▶ _TASK TO COMPLETE_: Begin with the first line of the material and copy each line word for word through the line that contains "from matplotlib.ticker import MultipleLocator"; the pictures are left out.
══ MATERIAL PROVIDED ══
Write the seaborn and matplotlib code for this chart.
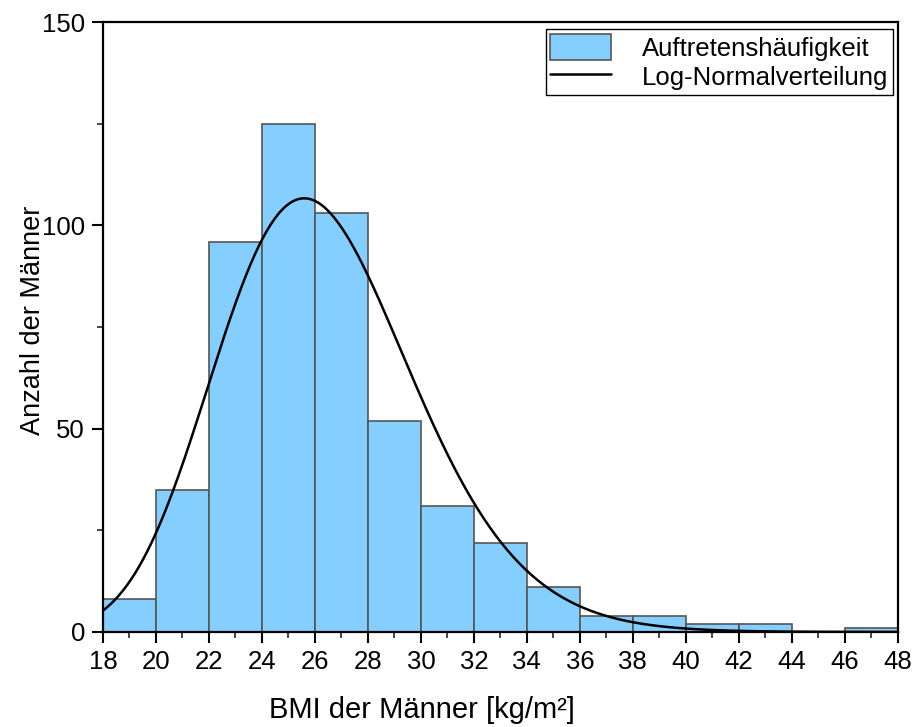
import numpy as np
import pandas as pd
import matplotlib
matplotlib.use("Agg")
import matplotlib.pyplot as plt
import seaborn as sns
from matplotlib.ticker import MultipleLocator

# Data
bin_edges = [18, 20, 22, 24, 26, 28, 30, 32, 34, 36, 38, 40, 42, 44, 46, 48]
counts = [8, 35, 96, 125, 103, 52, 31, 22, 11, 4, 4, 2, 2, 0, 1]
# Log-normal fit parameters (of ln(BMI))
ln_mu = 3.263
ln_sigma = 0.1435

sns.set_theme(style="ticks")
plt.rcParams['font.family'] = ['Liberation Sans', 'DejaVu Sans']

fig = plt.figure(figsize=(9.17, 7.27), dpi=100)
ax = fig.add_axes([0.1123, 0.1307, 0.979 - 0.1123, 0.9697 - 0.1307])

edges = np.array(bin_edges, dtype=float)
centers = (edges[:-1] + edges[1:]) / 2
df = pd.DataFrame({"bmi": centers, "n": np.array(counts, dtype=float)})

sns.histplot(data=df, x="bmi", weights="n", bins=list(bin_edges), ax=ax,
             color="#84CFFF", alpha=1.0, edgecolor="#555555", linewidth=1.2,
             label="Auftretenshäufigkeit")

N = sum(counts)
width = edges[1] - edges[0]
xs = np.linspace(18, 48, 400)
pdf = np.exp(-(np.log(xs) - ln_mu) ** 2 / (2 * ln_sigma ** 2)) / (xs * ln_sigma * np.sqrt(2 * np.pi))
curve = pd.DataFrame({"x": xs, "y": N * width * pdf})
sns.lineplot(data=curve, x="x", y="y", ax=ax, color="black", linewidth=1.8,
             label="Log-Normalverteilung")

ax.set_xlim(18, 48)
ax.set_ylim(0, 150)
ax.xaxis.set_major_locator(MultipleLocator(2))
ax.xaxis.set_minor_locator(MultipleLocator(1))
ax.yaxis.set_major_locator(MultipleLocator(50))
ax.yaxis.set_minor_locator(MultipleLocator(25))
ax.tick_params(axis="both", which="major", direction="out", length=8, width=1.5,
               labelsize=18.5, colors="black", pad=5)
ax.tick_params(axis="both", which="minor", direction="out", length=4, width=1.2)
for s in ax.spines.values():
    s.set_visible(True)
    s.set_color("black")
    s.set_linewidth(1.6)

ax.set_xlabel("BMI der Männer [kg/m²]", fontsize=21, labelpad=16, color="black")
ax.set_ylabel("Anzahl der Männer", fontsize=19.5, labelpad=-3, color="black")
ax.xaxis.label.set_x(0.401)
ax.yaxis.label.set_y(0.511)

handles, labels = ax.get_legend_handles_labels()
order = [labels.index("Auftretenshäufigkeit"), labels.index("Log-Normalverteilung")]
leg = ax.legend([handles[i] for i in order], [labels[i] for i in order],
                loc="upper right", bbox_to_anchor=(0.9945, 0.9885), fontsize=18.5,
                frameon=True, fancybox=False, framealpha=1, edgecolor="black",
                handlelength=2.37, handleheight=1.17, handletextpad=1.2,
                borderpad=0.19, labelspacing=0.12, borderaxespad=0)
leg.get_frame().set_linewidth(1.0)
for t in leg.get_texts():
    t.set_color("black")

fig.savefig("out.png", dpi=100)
═══
▶ _IN RESPONSE_:
Write the seaborn and matplotlib code for this chart.
import numpy as np
import pandas as pd
import matplotlib
matplotlib.use("Agg")
import matplotlib.pyplot as plt
import seaborn as sns
from matplotlib.ticker import MultipleLocator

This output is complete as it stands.